Affitti brevi, cosa sono

Quando si parla di affitto breve si fa riferimento a un contratto di locazione di immobile a uso abitativo che ha una durata massima di 30 giorni. Tale opzione è utilizzabile dal 1° giugno 2017 e può essere equiparata a un contratto di affitto transitorio per via della vincoli di durata, pur avendo delle profonde differenze rispetto alla locazione turistica, del bed & breakfast e dell’affittacamere. Un elemento di distinzione netto è legato al fatto che l’affitto breve può essere applicato anche per motivazioni diverse dal turismo come, ad esempio, quelle lavorative.

La tassazione degli affitti brevi

Tra i vantaggi principali degli affitti brevi c’è, sicuramente, la possibilità per i proprietari di ricorrere a una tassazione agevolata garantita dall’opzione della cedolare secca al 21 per cento.
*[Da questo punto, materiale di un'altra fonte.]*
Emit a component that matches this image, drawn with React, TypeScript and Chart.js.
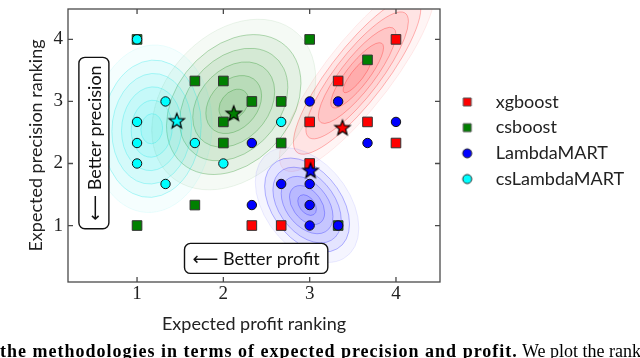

Si tratta di una modalità che deve essere scelta dal proprietario dell’immobile in alternativa alla tassazione ordinaria e che va quindi a sostituire le addizionali Irpef, l’imposta di registro e l’imposta di bollo sui contratti addizionali.

Come cambia la cedolare secca nel 2024

Il boom registrato nel corso degli ultimi anni dagli affitti brevi ha innescato non poche polemiche da parte degli operatori turistici che operano nel mercato tradizionale, si legga gli alberghi. Quest’ultimi, infatti, sono fortemente colpiti dalla diffusione degli affitti brevi in quanto non riescono a essere competitivi sul prezzo per via del fatto che per loro non è prevista una tassazione agevolata. Anche l’emergenza abitativa, registrata in molte città italiane, ha imposto al governo una revisione delle regole per gli affitti brevi, con i proprietari di casa che hanno ritenuto in questi anni più vantaggioso affittare per brevi periodi le loro secondo case rispetto a venderle o affittarle in maniera tradizionale.

Ecco dunque che, a partire dal 2024, la cedolare secca per gli affitti brevi resta al 21 per cento solo se il contribuente ha soltanto un immobile locato con questa formula. Per chi, invece, ricorre ad affittare per brevi periodi da due a quattro immobili, la percentuale è salita al 26 per cento. Dal quinto immobile, invece, l’attività del proprietario viene inquadrata in una logica di impresa e, dunque, è necessaria l’apertura di una partita Iva.